Efficient Eye Tracking Using Near-Eye Event Cameras: From Event-based Detection to Rapid Updates

Abstract

Eye tracking is a cornerstone technology for next-generation human-computer interaction, particularly in Extended Reality (XR), and other healthcare applications. However, traditional frame-based eye tracking systems are constrained by latency, power consumption, and motion blur. Event cameras offer a promising alternative with their high temporal resolution, high dynamic range and low data redundancy, but existing event-based methods often struggle to balance tracking accuracy, computational efficiency, and robustness, especially on resource-constrained mobile hardware.

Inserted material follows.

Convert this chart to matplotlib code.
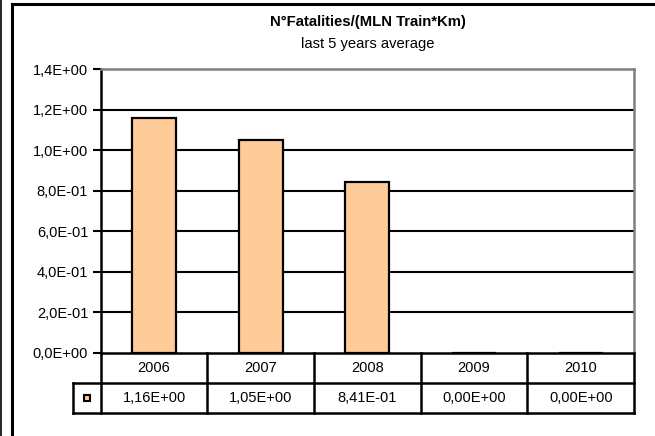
import numpy as np
import matplotlib.pyplot as plt
from matplotlib.lines import Line2D
from matplotlib.patches import Rectangle

plt.rcParams['font.family'] = ['Liberation Sans', 'DejaVu Sans']

years = ['2006', '2007', '2008', '2009', '2010']
values = [1.16, 1.05, 0.841, 0.0, 0.0]
yticks = [0.0, 0.2, 0.4, 0.6, 0.8, 1.0, 1.2, 1.4]

title = 'N°Fatalities/(MLN Train*Km)'
subtitle = 'last 5 years average'

fig = plt.figure(figsize=(6.55, 4.36), dpi=100)
ax = fig.add_axes([0.1537, 0.1904, 0.8143, 0.6513])

x = np.arange(len(years))
ax.bar(x, values, width=0.41, color='#FFCC99', edgecolor='black', linewidth=1.6, zorder=3)

ax.set_xlim(-0.5, len(years) - 0.5)
ax.set_ylim(0, 1.4)
ax.set_yticks(yticks)
ax.set_yticklabels([f'{v:.1E}'.replace('.', ',') for v in yticks], fontsize=10.5)
ax.set_xticks([])
ax.tick_params(axis='y', direction='out', length=6, width=1.5, color='black', pad=3)
for v in yticks[1:-1]:
    ax.axhline(v, color='black', linewidth=1.5, zorder=1)

ax.spines['left'].set_linewidth(1.8)
ax.spines['bottom'].set_linewidth(1.8)
ax.spines['top'].set_color('#808080')
ax.spines['right'].set_color('#808080')
ax.spines['top'].set_linewidth(1.8)
ax.spines['right'].set_linewidth(1.8)

# data table under the plot
row_h = 0.1056
key_x = -0.052
n = len(years)
lw = 1.8
kw = dict(transform=ax.transAxes, color='black', linewidth=lw, clip_on=False)
for i in range(n + 1):
    xv = i / n
    ax.add_line(Line2D([xv, xv], [0, -2 * row_h], **kw))
ax.add_line(Line2D([key_x, key_x], [-row_h, -2 * row_h], **kw))
ax.add_line(Line2D([key_x, 1], [-row_h, -row_h], **kw))
ax.add_line(Line2D([key_x, 1], [-2 * row_h, -2 * row_h], **kw))

for i, (yr, v) in enumerate(zip(years, values)):
    cx = (i + 0.5) / n
    ax.text(cx, -row_h / 2, yr, transform=ax.transAxes, ha='center', va='center', fontsize=10.5)
    ax.text(cx, -1.5 * row_h, f'{v:.2E}'.replace('.', ','), transform=ax.transAxes,
            ha='center', va='center', fontsize=10.5)

ax.add_patch(Rectangle((key_x / 2 - 0.0055, -1.5 * row_h - 0.0115), 0.011, 0.021,
                       transform=ax.transAxes, facecolor='#FFCC99', edgecolor='black',
                       linewidth=1.5, clip_on=False))

fig.text(0.562, 1 - 22 / 436, title, ha='center', va='center', fontsize=10.7, fontweight='bold')
fig.text(0.562, 1 - 44 / 436, subtitle, ha='center', va='center', fontsize=10.6)

# outer chart frame
fig.add_artist(Line2D([11.5 / 655, 11.5 / 655], [0, 1 - 4 / 436], transform=fig.transFigure,
                      color='black', linewidth=2.2))
fig.add_artist(Line2D([11.5 / 655, 1], [1 - 4 / 436, 1 - 4 / 436], transform=fig.transFigure,
                      color='black', linewidth=2.2))
fig.add_artist(Line2D([1 / 655, 1 / 655], [0, 1], transform=fig.transFigure,
                      color='black', linewidth=1.2))

fig.savefig('out.png', dpi=100)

This thesis addresses these challenges by proposing a novel, purely event-based eye tracking pipeline designed for high-frequency performance and robust accuracy within a strict computational budget. The pipeline accepts only event streams and estimates the pupil region in the field of view. The core contribution is a dual-state framework that synergistically combines a deep learning-based pupil detector with a lightweight, rapid template updater. For robust detection, a lightweight, attention-augmented segmentation network, named PupilUNet, is developed. It leverages a truncated MobileNetV3 Small encoder and a parameter-free attention mechanism to accurately segment the pupil boundary from Speed-Invariant Time Surface (SITS) representations, which provide a stable input by normalizing for motion speed. To overcome the scarcity of annotated data, a comprehensive framework is introduced to augment a large-scale training dataset from limited initial labels. Once a high-confidence pupil template is detected, the system transitions to a rapid updating mode, employing an optimized, vectorized point-to-edge matching algorithm to track the pupil at
kilo-Hertz frequencies with millisecond latency. A dynamic control logic monitors tracking quality and seamlessly reverts to the robust detection mode when necessary, ensuring both speed and resilience.

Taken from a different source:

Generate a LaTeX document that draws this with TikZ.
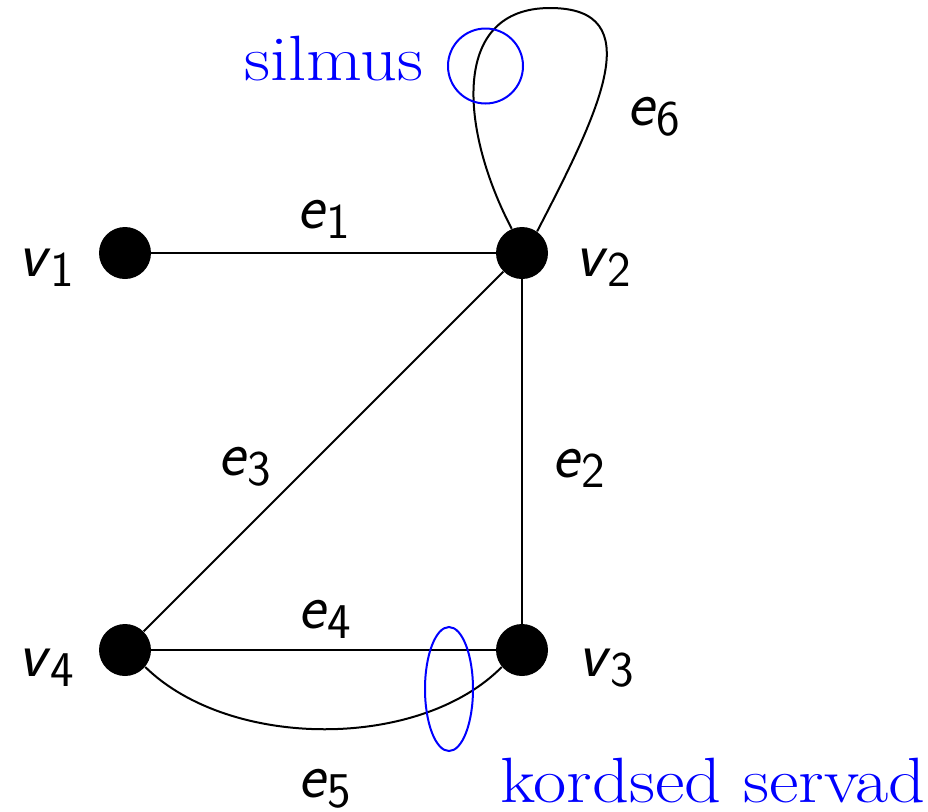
\documentclass[tikz,border=0pt]{standalone}
\usetikzlibrary{shapes.geometric}
\newcommand{\glab}[2]{#1\/\raisebox{-5pt}{\fontsize{25}{30}\selectfont\upshape #2}}
\newcommand{\widetxt}[1]{\scalebox{1.13}[1]{#1}}
\tikzset{
  vtx/.style={circle, fill=black, inner sep=0pt, minimum size=26pt},
  lbl/.style={font=\fontsize{32}{38}\selectfont\sffamily\itshape, inner sep=0pt, anchor=base west},
  btxt/.style={font=\fontsize{32}{38}\selectfont, text=blue, inner sep=0pt, anchor=base west},
  gline/.style={line width=1pt, black},
  bline/.style={line width=1pt, blue}
}
\begin{document}
\begin{tikzpicture}[x=0.5pt,y=-0.5pt]
\useasboundingbox (0,0) rectangle (928,811);
\node[vtx] (v1) at (125,253) {};
\node[vtx] (v2) at (522,253) {};
\node[vtx] (v3) at (522,650) {};
\node[vtx] (v4) at (125,650) {};
\draw[gline] (v1) -- (v2);
\draw[gline] (v2) -- (v3);
\draw[gline] (v2) -- (v4);
\draw[gline] (v4) -- (v3);
\draw[gline] (v4.-40) .. controls (230,750) and (420,750) .. (v3.-140);
\draw[gline] (v2.113) .. controls (460,130) and (450,8) .. (550,8) .. controls (650,8) and (600,110) .. (v2.55);
\node[draw=blue, line width=1pt, circle, minimum size=37.5pt, inner sep=0pt] (loopmark) at (485.5,66) {};
\node[draw=blue, line width=1pt, ellipse, minimum width=24pt, minimum height=62pt, inner sep=0pt] (multimark) at (449,689) {};
\node[lbl] (lv1) at (18,276) {\glab{v}{1}};
\node[lbl] (lv2) at (575,276) {\glab{v}{2}};
\node[lbl] (lv3) at (578,676) {\glab{v}{3}};
\node[lbl] (lv4) at (18,676) {\glab{v}{4}};
\node[lbl] (le1) at (297,228) {\glab{e}{1}};
\node[lbl] (le2) at (552,477) {\glab{e}{2}};
\node[lbl] (le3) at (218,475) {\glab{e}{3}};
\node[lbl] (le4) at (298,628) {\glab{e}{4}};
\node[lbl] (le5) at (298,797) {\glab{e}{5}};
\node[lbl] (le6) at (627,125) {\glab{e}{6}};
\node[btxt] (silmus) at (244,80) {\widetxt{silmus}};
\node[btxt] (kordsed) at (500,802) {\widetxt{kordsed servad}};
\end{tikzpicture}
\end{document}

Experimental results on the EV-Eye dataset validate the pipeline’s effectiveness. The PupilUNet detector achieves a P5 accuracy of 96.3% (pupil center error < 5 pixels), while the rapid updater operates with an average latency of approximately 1 ms. The lightweight PupilUNet model contains merely 0.177 M parameters and inferences within 0.553 GFLOPs. The fully integrated system sustains a P5 accuracy of 85.2% while achieving a peak tracking frequency of over 960 Hz. This work demonstrates a practical and efficient solution that successfully navigates the trade-offs between accuracy and latency, establishing a new baseline for high-performance, event-based eye tracking on mobile and embedded systems.